He served as statewide co-chairman of Strom Thurmond’s last Senate campaign in 1996, saying that the man who had once run for president on a segregationist platform had evolved in his views. Scott was elected to the House in 2010 and was appointed by then-Gov. Nikki Haley (R) to the Senate in 2013 following the resignation of GOP Sen. Jim DeMint.
Since then, Scott has won all of his elections with over 60% of the vote. He was first Black senator elected from the Deep South since Reconstruction and is currently the only Black Republican in the Senate.
On Capitol Hill, Scott’s biggest focus has been on financial policy, and he often invokes his impoverished childhood to promote policies for economic development.
He’s broadly credited with crafting a provision in 2017 tax code changes (Public Law 115–97) aimed at incentivizing investments in distressed areas known as “opportunity zones.”
He was also an original co-sponsor of a 2018 measure (Public Law 115-174) exempting smaller banks from several provisions of the Dodd-Frank financial regulatory law (Public Law 111-203). In the wake of the recent bank failures, a number of Democrats, including Sen. Elizabeth Warren (D-Mass.), have called for restoring those regulations.

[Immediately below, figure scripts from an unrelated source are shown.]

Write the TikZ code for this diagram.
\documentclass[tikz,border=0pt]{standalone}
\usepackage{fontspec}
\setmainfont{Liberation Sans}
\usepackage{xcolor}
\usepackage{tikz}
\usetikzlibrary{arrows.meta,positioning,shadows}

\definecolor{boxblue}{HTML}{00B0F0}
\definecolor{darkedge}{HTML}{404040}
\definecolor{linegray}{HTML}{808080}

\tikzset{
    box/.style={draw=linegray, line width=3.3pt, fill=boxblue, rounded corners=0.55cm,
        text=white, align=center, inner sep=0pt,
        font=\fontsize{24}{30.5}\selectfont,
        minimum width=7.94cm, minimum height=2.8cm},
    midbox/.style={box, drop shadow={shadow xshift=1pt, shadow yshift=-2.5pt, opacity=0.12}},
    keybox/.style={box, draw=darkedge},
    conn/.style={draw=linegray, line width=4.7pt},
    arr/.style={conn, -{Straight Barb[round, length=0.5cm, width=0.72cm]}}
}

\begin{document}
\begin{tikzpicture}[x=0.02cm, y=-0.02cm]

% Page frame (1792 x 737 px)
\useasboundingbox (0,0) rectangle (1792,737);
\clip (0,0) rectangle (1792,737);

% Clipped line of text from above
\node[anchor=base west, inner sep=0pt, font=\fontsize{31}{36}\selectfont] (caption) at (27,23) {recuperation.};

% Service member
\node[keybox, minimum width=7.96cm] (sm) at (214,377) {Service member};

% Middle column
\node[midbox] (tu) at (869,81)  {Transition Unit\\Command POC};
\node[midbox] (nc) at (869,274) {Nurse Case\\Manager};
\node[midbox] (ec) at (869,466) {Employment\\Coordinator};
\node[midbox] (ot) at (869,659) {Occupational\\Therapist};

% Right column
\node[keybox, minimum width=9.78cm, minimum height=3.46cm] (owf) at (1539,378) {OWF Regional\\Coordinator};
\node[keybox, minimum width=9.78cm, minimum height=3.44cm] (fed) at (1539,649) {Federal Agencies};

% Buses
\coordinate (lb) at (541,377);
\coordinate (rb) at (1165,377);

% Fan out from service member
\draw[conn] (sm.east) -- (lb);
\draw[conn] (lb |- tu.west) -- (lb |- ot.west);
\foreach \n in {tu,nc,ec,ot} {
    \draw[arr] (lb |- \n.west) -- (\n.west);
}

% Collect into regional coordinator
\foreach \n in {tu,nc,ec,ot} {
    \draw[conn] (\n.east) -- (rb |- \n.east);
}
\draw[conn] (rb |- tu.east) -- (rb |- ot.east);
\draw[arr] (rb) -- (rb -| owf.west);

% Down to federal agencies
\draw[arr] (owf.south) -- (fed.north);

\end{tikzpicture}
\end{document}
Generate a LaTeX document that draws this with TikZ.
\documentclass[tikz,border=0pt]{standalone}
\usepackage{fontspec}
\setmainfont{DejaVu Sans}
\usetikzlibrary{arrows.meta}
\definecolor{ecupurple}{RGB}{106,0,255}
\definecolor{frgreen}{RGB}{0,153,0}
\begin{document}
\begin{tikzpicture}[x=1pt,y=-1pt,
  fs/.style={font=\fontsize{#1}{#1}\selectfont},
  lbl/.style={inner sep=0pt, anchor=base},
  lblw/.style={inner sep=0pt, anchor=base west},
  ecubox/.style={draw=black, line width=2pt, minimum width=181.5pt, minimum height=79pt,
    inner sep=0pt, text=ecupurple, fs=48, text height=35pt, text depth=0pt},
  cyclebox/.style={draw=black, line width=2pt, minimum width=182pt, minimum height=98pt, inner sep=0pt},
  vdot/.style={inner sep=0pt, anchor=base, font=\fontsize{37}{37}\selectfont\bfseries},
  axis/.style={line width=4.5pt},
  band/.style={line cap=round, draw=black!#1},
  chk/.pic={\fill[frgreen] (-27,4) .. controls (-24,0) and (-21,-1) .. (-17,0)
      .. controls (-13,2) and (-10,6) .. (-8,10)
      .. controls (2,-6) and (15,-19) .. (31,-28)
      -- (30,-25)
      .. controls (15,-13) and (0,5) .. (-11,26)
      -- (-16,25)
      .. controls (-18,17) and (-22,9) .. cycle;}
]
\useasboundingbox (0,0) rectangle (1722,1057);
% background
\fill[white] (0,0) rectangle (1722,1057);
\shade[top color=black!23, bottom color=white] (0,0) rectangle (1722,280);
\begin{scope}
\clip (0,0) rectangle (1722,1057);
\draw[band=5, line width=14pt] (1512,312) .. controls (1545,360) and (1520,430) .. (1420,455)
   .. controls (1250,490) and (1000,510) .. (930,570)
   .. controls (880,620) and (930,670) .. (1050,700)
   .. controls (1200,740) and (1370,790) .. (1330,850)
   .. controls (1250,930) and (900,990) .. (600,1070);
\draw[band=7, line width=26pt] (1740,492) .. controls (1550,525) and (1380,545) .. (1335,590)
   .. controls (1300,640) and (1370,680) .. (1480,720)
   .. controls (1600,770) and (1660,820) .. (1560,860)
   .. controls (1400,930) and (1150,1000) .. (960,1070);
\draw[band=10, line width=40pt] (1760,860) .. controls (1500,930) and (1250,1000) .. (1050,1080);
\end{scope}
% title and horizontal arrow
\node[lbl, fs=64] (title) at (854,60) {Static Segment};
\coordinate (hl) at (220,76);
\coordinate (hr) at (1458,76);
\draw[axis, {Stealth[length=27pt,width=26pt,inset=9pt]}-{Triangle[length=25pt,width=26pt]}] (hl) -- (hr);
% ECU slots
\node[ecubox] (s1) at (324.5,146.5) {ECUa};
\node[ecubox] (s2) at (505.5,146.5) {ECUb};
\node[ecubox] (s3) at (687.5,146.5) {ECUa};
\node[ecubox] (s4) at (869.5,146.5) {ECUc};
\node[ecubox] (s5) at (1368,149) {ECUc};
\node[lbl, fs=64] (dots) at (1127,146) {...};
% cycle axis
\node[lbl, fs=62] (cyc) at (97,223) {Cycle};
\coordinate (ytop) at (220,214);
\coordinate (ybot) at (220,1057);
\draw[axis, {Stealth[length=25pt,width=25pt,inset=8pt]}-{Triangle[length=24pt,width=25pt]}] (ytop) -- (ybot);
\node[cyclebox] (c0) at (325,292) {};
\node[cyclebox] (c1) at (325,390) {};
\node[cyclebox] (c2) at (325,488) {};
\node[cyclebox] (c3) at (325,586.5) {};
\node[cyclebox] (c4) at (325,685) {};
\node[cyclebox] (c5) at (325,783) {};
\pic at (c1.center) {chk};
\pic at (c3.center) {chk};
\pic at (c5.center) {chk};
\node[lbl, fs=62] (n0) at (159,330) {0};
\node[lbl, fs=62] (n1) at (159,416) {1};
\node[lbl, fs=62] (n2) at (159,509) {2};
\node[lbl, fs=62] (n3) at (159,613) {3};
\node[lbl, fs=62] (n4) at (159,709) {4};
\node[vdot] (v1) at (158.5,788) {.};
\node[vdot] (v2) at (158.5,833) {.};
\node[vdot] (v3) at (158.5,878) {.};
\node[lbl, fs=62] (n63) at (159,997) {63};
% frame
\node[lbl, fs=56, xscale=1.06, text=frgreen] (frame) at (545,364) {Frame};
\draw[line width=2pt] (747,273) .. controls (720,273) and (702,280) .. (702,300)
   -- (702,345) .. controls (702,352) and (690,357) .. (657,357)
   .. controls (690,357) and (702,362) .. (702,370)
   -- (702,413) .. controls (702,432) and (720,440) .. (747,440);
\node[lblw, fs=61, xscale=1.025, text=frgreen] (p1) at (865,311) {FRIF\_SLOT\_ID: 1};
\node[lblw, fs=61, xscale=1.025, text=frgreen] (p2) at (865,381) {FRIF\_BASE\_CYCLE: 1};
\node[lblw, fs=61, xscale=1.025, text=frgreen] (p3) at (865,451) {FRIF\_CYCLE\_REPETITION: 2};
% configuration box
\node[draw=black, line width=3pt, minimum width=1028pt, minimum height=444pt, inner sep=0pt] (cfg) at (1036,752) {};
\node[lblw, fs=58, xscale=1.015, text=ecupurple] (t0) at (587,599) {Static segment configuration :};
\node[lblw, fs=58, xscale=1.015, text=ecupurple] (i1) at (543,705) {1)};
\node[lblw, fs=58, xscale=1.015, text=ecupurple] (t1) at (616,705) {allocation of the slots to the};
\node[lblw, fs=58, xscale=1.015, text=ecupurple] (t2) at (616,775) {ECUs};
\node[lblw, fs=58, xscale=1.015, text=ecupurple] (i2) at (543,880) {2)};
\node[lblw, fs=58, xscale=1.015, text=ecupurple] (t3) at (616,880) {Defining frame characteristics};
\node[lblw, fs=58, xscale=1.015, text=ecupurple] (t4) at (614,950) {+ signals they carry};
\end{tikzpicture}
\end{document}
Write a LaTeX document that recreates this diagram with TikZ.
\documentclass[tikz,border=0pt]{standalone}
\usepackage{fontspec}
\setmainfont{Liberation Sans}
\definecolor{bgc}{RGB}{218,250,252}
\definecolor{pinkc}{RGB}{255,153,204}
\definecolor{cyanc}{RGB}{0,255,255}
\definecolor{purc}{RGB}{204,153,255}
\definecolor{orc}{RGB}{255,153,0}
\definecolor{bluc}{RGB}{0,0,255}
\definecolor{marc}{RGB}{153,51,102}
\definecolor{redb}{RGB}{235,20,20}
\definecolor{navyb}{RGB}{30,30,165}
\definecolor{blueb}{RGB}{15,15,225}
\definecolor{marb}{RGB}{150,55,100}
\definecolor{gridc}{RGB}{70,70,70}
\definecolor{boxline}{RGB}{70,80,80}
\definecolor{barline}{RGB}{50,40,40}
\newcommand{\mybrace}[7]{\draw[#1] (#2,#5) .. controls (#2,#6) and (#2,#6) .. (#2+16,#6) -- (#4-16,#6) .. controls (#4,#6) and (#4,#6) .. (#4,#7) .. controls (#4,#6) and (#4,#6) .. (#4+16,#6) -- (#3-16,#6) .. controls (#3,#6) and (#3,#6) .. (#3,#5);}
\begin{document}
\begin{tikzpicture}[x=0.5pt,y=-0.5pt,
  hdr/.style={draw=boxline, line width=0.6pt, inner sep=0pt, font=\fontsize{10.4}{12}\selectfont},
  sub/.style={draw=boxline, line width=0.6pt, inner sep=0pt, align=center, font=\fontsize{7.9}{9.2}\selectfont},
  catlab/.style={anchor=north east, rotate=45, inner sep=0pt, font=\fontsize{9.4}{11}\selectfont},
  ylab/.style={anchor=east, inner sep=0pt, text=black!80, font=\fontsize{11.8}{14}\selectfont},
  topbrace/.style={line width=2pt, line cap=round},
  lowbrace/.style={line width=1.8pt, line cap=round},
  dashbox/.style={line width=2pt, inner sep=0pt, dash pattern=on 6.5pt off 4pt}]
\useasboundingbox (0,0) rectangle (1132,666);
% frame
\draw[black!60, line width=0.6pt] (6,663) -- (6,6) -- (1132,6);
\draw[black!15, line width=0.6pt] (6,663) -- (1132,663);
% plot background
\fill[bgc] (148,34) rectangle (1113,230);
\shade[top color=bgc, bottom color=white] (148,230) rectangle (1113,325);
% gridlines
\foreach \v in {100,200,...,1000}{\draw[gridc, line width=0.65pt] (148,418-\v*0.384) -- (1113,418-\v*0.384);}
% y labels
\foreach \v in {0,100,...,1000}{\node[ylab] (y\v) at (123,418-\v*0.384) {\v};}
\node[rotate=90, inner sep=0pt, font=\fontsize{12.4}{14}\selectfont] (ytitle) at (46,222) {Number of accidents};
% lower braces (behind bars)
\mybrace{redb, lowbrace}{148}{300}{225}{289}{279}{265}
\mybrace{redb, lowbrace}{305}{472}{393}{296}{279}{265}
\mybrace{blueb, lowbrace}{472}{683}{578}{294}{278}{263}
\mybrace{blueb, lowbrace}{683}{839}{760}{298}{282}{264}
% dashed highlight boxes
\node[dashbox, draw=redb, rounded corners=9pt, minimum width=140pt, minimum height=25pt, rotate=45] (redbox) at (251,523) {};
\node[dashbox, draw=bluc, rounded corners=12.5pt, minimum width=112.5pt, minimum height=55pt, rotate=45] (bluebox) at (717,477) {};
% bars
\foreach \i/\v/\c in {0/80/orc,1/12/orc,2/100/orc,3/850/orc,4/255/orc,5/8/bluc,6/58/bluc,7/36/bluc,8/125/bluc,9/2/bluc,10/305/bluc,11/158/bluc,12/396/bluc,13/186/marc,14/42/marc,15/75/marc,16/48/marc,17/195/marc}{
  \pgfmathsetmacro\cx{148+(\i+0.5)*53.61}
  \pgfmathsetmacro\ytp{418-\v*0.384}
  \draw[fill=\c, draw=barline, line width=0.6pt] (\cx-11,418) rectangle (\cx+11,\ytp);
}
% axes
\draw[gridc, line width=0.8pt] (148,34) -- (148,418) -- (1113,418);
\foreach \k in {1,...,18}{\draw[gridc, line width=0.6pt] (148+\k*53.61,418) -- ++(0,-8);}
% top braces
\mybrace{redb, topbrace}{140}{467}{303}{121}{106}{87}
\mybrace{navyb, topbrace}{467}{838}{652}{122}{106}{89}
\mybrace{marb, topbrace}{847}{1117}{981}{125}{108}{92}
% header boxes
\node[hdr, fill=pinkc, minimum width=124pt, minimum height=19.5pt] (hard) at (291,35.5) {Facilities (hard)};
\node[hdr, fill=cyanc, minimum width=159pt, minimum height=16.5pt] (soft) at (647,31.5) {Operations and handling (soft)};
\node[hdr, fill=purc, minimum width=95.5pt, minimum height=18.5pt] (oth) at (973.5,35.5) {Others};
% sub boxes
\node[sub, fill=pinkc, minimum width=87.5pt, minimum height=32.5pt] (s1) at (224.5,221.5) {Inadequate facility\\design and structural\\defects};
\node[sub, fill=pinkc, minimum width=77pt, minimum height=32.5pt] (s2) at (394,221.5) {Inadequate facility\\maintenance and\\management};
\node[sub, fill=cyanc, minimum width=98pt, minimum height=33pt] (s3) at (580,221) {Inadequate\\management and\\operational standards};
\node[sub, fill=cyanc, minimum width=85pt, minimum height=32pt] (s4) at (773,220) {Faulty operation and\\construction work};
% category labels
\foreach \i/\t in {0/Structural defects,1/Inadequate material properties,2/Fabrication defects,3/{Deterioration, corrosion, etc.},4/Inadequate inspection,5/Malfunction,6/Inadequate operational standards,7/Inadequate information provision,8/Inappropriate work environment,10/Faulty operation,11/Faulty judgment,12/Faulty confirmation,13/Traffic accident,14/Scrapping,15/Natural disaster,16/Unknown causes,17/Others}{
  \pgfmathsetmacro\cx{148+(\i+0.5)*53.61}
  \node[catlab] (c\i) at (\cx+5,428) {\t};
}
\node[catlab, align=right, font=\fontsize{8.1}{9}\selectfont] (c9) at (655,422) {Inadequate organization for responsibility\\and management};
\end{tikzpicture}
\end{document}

Paul Merski, group executive vice president for congressional relations and strategy at Independent Community Bankers of America, said Scott’s membership on “killer three committees of interest” to his trade association’s community banks — Banking, Finance, and Small Business — provided a forum to advance their shared goal of reducing or preventing regulations on smaller banks.
“I think his philosophy fits pretty well with the banking sector,” Merski said. “On a scale to one to 10, working with Senator Tim Scott, I would give him an 11. He’s been extremely helpful on all our issues.”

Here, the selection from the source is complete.